DIRECTION> The line containing "1.23, 1.37, 1.45];" marks the end: extract everything from the first line of the data through that line, exactly, with no pictures.

SOURCE DATA>
═══
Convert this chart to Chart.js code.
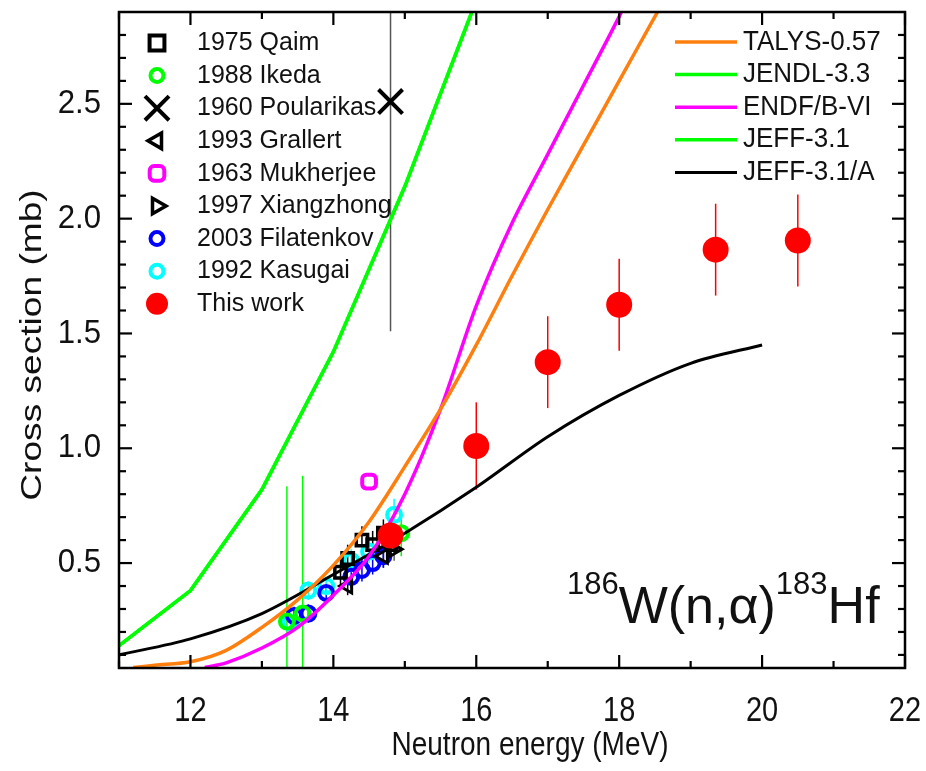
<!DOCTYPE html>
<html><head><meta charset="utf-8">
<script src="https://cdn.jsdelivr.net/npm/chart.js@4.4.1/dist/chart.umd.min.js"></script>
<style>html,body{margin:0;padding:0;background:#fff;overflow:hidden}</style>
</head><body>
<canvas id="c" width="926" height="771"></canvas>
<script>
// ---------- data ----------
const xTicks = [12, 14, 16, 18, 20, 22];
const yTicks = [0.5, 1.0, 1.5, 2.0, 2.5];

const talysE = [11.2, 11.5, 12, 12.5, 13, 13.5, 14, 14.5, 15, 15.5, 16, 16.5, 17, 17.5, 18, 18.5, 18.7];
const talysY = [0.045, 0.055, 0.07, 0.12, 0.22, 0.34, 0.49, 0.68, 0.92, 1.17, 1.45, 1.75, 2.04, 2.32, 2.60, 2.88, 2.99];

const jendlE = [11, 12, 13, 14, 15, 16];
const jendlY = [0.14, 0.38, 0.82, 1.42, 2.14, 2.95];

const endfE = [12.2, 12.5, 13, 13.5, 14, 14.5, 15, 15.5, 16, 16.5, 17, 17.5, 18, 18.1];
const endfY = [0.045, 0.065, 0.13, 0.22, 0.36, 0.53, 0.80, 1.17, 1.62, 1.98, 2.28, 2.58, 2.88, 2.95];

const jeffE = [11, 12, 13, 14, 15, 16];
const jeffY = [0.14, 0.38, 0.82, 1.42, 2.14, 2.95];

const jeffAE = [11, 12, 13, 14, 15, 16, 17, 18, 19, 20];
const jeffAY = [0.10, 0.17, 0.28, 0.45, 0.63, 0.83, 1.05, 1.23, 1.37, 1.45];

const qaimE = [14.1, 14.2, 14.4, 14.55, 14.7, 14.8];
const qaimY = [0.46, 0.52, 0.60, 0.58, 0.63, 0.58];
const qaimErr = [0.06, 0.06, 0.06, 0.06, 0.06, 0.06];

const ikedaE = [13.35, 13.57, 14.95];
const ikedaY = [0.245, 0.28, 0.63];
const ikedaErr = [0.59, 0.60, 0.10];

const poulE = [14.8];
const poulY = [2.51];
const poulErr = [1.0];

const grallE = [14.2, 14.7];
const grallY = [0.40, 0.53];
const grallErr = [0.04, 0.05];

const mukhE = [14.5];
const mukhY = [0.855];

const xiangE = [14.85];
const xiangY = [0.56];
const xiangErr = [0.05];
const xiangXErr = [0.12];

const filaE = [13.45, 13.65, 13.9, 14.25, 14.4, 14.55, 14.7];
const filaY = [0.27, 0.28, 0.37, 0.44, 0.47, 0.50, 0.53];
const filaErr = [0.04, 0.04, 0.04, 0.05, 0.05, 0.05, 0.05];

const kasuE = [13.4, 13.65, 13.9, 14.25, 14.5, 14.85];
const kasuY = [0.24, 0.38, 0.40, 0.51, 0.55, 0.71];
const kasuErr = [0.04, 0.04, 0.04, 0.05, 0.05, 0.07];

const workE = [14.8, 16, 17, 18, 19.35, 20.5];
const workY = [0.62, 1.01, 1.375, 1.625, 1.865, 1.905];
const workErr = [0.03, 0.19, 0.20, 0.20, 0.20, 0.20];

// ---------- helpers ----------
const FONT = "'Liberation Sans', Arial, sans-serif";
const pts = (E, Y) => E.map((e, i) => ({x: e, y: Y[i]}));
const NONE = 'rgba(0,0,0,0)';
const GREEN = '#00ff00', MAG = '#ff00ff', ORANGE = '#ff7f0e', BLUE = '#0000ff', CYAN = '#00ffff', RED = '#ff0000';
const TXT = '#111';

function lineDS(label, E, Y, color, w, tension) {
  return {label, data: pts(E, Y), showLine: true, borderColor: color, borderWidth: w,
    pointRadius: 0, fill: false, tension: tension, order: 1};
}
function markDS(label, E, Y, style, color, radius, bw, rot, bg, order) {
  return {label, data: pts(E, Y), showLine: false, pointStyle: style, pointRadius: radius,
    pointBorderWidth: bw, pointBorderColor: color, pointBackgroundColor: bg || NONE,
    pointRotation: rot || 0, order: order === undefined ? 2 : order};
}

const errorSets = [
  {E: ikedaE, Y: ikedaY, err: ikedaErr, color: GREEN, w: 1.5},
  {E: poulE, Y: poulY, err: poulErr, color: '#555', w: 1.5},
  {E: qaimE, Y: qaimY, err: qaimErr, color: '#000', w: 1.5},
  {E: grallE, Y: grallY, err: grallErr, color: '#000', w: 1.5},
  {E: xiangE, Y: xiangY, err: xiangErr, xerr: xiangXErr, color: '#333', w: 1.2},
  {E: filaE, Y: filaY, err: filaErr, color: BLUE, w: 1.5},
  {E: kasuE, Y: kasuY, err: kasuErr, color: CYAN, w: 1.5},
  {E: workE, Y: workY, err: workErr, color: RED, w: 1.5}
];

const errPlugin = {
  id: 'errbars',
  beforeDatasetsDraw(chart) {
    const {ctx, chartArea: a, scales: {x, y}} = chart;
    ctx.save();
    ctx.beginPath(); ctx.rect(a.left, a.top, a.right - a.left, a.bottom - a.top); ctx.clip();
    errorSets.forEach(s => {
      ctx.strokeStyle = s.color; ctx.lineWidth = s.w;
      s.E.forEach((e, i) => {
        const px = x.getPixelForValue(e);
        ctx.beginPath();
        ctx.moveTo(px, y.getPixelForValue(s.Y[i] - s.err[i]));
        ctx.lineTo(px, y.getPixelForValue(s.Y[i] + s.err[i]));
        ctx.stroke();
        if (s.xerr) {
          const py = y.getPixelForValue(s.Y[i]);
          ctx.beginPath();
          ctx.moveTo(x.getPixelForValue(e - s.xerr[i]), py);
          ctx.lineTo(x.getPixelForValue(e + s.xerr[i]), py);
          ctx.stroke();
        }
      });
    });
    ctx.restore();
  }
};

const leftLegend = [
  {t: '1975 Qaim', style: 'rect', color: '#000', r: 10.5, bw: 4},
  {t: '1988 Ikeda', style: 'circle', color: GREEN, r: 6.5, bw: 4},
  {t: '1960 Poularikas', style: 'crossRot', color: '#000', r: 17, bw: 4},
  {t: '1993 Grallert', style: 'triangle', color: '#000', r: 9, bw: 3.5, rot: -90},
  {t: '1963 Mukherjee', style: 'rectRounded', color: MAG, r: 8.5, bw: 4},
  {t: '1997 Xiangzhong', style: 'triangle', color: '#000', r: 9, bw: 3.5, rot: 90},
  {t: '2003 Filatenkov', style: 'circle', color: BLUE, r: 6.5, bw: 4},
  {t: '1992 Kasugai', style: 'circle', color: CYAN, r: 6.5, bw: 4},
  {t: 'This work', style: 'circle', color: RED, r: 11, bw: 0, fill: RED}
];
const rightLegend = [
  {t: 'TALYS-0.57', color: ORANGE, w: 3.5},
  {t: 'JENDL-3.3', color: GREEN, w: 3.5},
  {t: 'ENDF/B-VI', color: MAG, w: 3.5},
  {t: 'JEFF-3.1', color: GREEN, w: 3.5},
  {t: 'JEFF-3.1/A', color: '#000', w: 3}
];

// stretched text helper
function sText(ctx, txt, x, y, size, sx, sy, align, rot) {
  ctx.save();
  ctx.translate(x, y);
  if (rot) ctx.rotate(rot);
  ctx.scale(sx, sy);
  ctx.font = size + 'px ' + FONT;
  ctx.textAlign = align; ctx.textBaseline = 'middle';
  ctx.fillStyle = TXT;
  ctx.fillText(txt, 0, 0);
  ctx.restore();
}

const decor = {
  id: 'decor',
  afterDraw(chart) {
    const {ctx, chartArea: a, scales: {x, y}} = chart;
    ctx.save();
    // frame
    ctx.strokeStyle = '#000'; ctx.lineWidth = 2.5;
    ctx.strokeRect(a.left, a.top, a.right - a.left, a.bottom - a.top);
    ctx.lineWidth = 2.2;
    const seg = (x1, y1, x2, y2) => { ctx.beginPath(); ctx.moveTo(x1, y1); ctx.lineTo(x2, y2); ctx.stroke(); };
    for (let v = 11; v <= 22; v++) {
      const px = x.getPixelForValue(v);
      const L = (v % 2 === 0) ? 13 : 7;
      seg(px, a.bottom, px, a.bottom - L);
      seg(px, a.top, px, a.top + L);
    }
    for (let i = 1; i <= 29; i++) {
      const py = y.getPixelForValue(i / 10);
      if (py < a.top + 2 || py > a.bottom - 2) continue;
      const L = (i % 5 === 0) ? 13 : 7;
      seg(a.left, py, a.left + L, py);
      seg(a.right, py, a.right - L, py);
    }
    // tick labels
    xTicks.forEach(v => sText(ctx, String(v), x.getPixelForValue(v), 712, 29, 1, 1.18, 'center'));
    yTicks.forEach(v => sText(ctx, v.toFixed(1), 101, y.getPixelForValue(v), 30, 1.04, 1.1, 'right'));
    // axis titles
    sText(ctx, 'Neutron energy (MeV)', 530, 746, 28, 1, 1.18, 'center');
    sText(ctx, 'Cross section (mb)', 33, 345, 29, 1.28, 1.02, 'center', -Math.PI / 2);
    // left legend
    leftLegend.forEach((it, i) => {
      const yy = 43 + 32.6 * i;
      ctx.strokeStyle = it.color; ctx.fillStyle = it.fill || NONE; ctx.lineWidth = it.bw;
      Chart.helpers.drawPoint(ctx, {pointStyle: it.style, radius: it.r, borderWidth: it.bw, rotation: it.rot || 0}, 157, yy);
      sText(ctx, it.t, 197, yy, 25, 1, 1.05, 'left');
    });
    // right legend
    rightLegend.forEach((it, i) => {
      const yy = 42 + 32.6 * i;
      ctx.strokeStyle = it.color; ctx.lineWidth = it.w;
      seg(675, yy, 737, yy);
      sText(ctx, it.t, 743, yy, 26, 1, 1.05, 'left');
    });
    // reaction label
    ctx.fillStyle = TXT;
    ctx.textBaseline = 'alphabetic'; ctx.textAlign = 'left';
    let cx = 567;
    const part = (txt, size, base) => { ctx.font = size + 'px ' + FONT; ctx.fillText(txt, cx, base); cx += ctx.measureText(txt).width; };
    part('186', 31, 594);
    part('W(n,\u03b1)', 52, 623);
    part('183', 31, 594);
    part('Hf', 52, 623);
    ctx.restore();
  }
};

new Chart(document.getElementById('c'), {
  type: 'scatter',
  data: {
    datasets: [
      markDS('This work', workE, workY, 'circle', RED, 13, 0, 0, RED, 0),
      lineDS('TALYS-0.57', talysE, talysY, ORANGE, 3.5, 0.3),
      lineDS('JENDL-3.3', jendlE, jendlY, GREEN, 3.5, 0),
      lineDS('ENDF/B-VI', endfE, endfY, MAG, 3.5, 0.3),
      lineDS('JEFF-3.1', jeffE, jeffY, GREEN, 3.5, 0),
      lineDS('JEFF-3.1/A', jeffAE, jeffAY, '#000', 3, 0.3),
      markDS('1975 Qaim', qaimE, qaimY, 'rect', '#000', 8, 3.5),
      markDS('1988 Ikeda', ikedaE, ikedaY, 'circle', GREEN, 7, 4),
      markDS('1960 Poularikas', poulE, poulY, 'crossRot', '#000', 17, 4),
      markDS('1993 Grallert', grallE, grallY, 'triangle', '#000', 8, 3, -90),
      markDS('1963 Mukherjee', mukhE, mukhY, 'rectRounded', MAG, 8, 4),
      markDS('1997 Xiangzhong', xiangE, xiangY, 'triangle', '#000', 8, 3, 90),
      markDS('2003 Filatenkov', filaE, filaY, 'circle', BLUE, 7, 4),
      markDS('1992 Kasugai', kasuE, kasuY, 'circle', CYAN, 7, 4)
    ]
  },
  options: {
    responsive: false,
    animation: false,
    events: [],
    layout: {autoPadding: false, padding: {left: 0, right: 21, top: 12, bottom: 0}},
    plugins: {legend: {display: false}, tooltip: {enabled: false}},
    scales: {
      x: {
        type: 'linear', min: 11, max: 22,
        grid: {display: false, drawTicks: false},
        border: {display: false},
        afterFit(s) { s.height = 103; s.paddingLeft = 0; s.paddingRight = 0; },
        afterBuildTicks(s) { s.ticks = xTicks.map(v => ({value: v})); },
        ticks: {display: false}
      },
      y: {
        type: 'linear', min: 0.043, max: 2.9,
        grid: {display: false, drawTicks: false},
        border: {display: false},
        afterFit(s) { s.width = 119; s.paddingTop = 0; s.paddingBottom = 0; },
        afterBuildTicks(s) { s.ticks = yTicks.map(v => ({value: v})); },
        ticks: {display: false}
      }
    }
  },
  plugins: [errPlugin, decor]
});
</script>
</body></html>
═══
WRITTEN SOLUTION>
Convert this chart to Chart.js code.
<!DOCTYPE html>
<html><head><meta charset="utf-8">
<script src="https://cdn.jsdelivr.net/npm/chart.js@4.4.1/dist/chart.umd.min.js"></script>
<style>html,body{margin:0;padding:0;background:#fff;overflow:hidden}</style>
</head><body>
<canvas id="c" width="926" height="771"></canvas>
<script>
// ---------- data ----------
const xTicks = [12, 14, 16, 18, 20, 22];
const yTicks = [0.5, 1.0, 1.5, 2.0, 2.5];

const talysE = [11.2, 11.5, 12, 12.5, 13, 13.5, 14, 14.5, 15, 15.5, 16, 16.5, 17, 17.5, 18, 18.5, 18.7];
const talysY = [0.045, 0.055, 0.07, 0.12, 0.22, 0.34, 0.49, 0.68, 0.92, 1.17, 1.45, 1.75, 2.04, 2.32, 2.60, 2.88, 2.99];

const jendlE = [11, 12, 13, 14, 15, 16];
const jendlY = [0.14, 0.38, 0.82, 1.42, 2.14, 2.95];

const endfE = [12.2, 12.5, 13, 13.5, 14, 14.5, 15, 15.5, 16, 16.5, 17, 17.5, 18, 18.1];
const endfY = [0.045, 0.065, 0.13, 0.22, 0.36, 0.53, 0.80, 1.17, 1.62, 1.98, 2.28, 2.58, 2.88, 2.95];

const jeffE = [11, 12, 13, 14, 15, 16];
const jeffY = [0.14, 0.38, 0.82, 1.42, 2.14, 2.95];

const jeffAE = [11, 12, 13, 14, 15, 16, 17, 18, 19, 20];
const jeffAY = [0.10, 0.17, 0.28, 0.45, 0.63, 0.83, 1.05, 1.23, 1.37, 1.45];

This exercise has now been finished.